By 1870 he was driving a mule cart, and later bought one of his own with which he did a thriving trade, carting canes to the refinery at Usine Ste. Madeline. His career as a carter abruptly ended when the mule kicked him, and using his savings, Gokool opened a small shop near the estate.
In 1878 he married a young Punjabi woman, Rojan, who gave him 11 surviving children. The shop prospered and in 1892, Gokool was able to purchase Diamond, Greenhill and River Estates, comprising almost the whole Diego Martin valley, which he developed as cocoa plantations. He moved there with his family and lived in a large wooden house. His children were educated in the local R.C School, with the boys going on to prestige secondary schools in POS.
By 1918, Gokool was buying up properties in POS which were going cheap in the post WWI recession. Although known as a hard commercial man, he was a charitable, pious Muslim, who fed children at his home daily and gave a piece of land to be used as an Indian cemetery in Diego Martin.
In 1922 he made a pilgrimage to Mecca with his son Noor, and became known as Haji Gokool Meah. In 1927 he built a Masjid in St. James which bears his name. In 1933, Gokool dived feet first into the cinema business, where fellow Indians, Timothy Roodal and Sarran Teelucksingh had already made a fortune. He was particularly convinced when the first movie with sound, a ‘talkie’ was shown in 1930. Gokool, supported by his son Noor (business manager of the vast empire his father owned and a QRC grad) forged an alliance with the American film producer, Metro Goldwyn Mayer, MGM. The contract was so planned that Gokool could only show films produced by MGM.
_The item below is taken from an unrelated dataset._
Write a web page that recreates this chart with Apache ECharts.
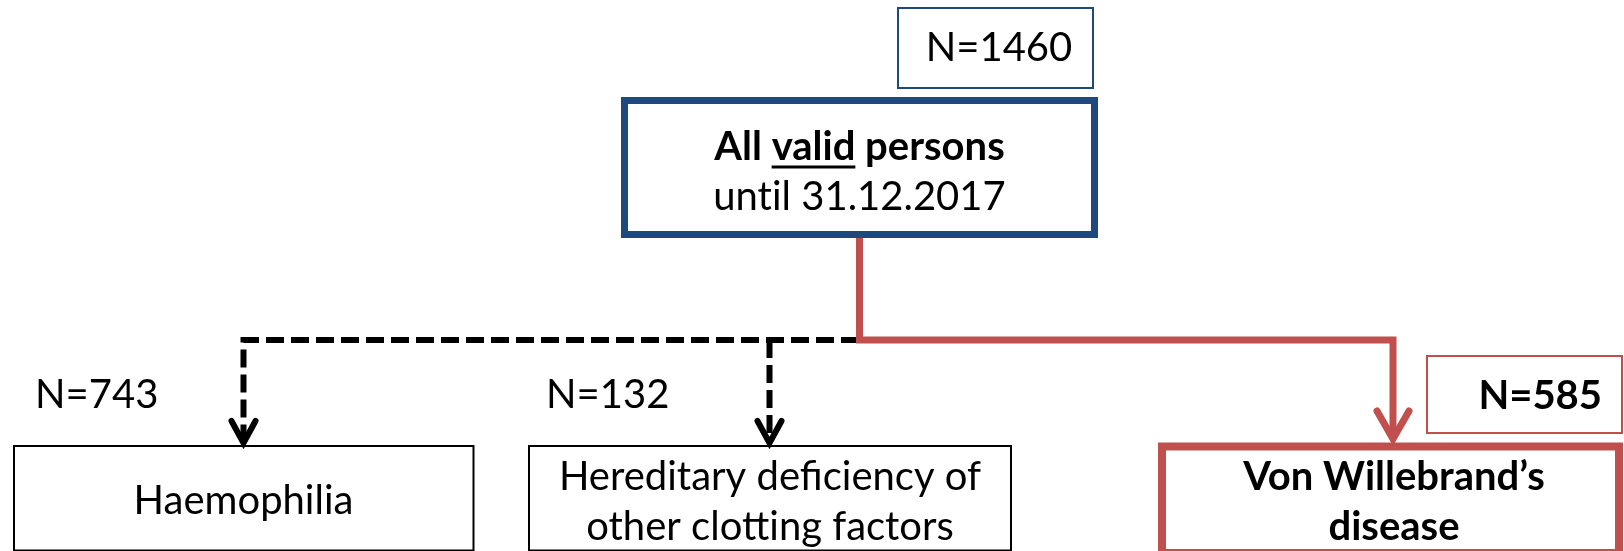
<!DOCTYPE html>
<html>
<head>
<meta charset="utf-8">
<script src="https://cdn.jsdelivr.net/npm/echarts@6/dist/echarts.min.js"></script>
<style>
  html, body { margin: 0; padding: 0; background: #fff; }
  #chart { width: 1624px; height: 551px; }
</style>
</head>
<body>
<div id="chart"></div>
<script>
// 数据
const groupNames = ['All valid persons', 'Haemophilia', 'Hereditary deficiency of other clotting factors', 'Von Willebrand’s disease']
const groupCounts = [1460, 743, 132, 585]
const rootSubtitle = 'until 31.12.2017'
const underlinedWord = 'valid'

// 颜色 / 字体
const BLUE = '#1F497D'
const RED = '#C0504D'
const FONT = 'Lato, "Noto Sans", sans-serif'
const SIZE = 40

// 版面（像素坐标，经由隐藏坐标轴换算）
const boxLayout = [
  { x: 624.5, y: 100.5, w: 470, h: 134, color: BLUE, lw: 7, bold: [true, false], split: 3, cx: 859.5, ys: [147, 197] },
  { x: 14, y: 446, w: 459.5, h: 104.5, color: '#000', lw: 2, bold: [false], split: 1, cx: 243.5, ys: [501] },
  { x: 529, y: 446, w: 482, h: 104.5, color: '#000', lw: 2, bold: [false, false], split: 3, cx: 770, ys: [477, 527] },
  { x: 1162, y: 446.5, w: 457, h: 106.5, color: RED, lw: 8, bold: [true, true], split: 2, cx: 1394, ys: [477, 527] }
]
const countLayout = [
  { box: [898, 8, 195, 80], color: BLUE, x: 999, y: 48, align: 'center', bold: false },
  { box: null, x: 35, y: 395, align: 'left', bold: false },
  { box: null, x: 546, y: 395, align: 'left', bold: false },
  { box: [1427, 356, 195, 77], color: RED, x: 1602, y: 396, align: 'right', bold: true }
]
const linkLayout = [
  { from: 0, to: 1, dashed: true, color: '#000', lw: 6, head: [12, 22], points: [[859, 340], [243.5, 340], [243.5, 443]] },
  { from: 0, to: 2, dashed: true, color: '#000', lw: 6, head: [12, 22], points: [[769.5, 340], [769.5, 443]] },
  { from: 0, to: 3, dashed: false, color: RED, lw: 7, head: [16, 28], points: [[859.5, 238], [859.5, 340], [1393, 340], [1393, 439]] }
]

const measureCtx = document.createElement('canvas').getContext('2d')
function textWidth(str, font) {
  measureCtx.font = font
  return measureCtx.measureText(str).width
}
function fontOf(bold) {
  return (bold ? 'bold ' : '') + SIZE + 'px ' + FONT
}
// Lato 会把 "ti" 连字，插入零宽不连字符避免
function noLigature(str) {
  return str.replace(/t(?=i)/g, 't\u200C')
}

function boxLines(i) {
  const words = groupNames[i].split(' ')
  const lines = [words.slice(0, boxLayout[i].split).join(' ')]
  const rest = words.slice(boxLayout[i].split).join(' ')
  if (i === 0) lines.push(rootSubtitle)
  else if (rest) lines.push(rest)
  return lines
}

function renderBox(params, api) {
  const i = api.value(0)
  const b = boxLayout[i]
  const p = api.coord([b.x, b.y])
  const s = api.size([b.w, b.h])
  const children = [{
    type: 'rect',
    shape: { x: p[0], y: p[1], width: s[0], height: s[1] },
    style: { fill: '#fff', stroke: b.color, lineWidth: b.lw }
  }]
  boxLines(i).forEach((line, k) => {
    const c = api.coord([b.cx, b.ys[k]])
    const font = fontOf(b.bold[k])
    children.push({
      type: 'text',
      style: { text: noLigature(line), x: c[0], y: c[1], font, fill: '#000', align: 'center', verticalAlign: 'middle' }
    })
    // 下划线
    const idx = line.indexOf(underlinedWord)
    if (i === 0 && k === 0 && idx >= 0) {
      const total = textWidth(line, font)
      const x0 = c[0] - total / 2 + textWidth(line.slice(0, idx), font)
      const x1 = x0 + textWidth(underlinedWord, font)
      children.push({
        type: 'line',
        shape: { x1: x0, y1: c[1] + 20, x2: x1, y2: c[1] + 20 },
        style: { stroke: '#000', lineWidth: 3 }
      })
    }
  })
  return { type: 'group', children }
}

function renderCount(params, api) {
  const i = api.value(0)
  const c = countLayout[i]
  const children = []
  if (c.box) {
    const p = api.coord([c.box[0], c.box[1]])
    const s = api.size([c.box[2], c.box[3]])
    children.push({
      type: 'rect',
      shape: { x: p[0], y: p[1], width: s[0], height: s[1] },
      style: { fill: '#fff', stroke: c.color, lineWidth: 2 }
    })
  }
  const t = api.coord([c.x, c.y])
  children.push({
    type: 'text',
    style: { text: 'N=' + groupCounts[i], x: t[0], y: t[1], font: fontOf(c.bold), fill: '#000', align: c.align, verticalAlign: 'middle' }
  })
  return { type: 'group', children }
}

function renderLink(params, api) {
  const l = linkLayout[api.value(0)]
  const pts = l.points.map(pt => api.coord(pt))
  const tip = pts[pts.length - 1]
  const hw = l.head[0]
  const hh = l.head[1]
  return {
    type: 'group',
    children: [
      {
        type: 'polyline',
        shape: { points: pts },
        style: { stroke: l.color, lineWidth: l.lw, fill: null, lineDash: l.dashed ? [18, 7] : null, lineJoin: 'miter' }
      },
      {
        type: 'polyline',
        shape: { points: [[tip[0] - hw, tip[1] - hh], [tip[0], tip[1]], [tip[0] + hw, tip[1] - hh]] },
        style: { stroke: l.color, lineWidth: l.lw, fill: null, lineJoin: 'miter', lineCap: 'round' }
      }
    ]
  }
}

const chart = echarts.init(document.getElementById('chart'))
chart.setOption({
  animation: false,
  grid: { left: 0, right: 0, top: 0, bottom: 0 },
  xAxis: { type: 'value', min: 0, max: 1624, show: false },
  yAxis: { type: 'value', min: 0, max: 551, inverse: true, show: false },
  series: [
    {
      type: 'custom',
      renderItem: renderBox,
      data: groupNames.map((n, i) => [i]),
      encode: { x: -1, y: -1 },
      silent: true,
      z: 1
    },
    {
      type: 'custom',
      renderItem: renderCount,
      data: groupCounts.map((n, i) => [i]),
      encode: { x: -1, y: -1 },
      silent: true,
      z: 2
    },
    {
      type: 'custom',
      renderItem: renderLink,
      data: linkLayout.map((l, i) => [i]),
      encode: { x: -1, y: -1 },
      silent: true,
      z: 3
    }
  ]
})
</script>
</body>
</html>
In 1933 , he constructed at the corner of St. Vincent and Park Sts. the Metro Cinema. It opened on March 19th 1933 to huge fanfare and for good reason. The ornate classical building could seat over 1,000 patrons in balcony and pit, and cost over $80,000 to construct. By comparison, almost the whole of modern-day Aranguez was for sale at the time for $22,000.00 The Globe was also the first building in Trinidad to be air-conditioned, and the largest cinema in the Caribbean. It also had a stage for live theatrical performances.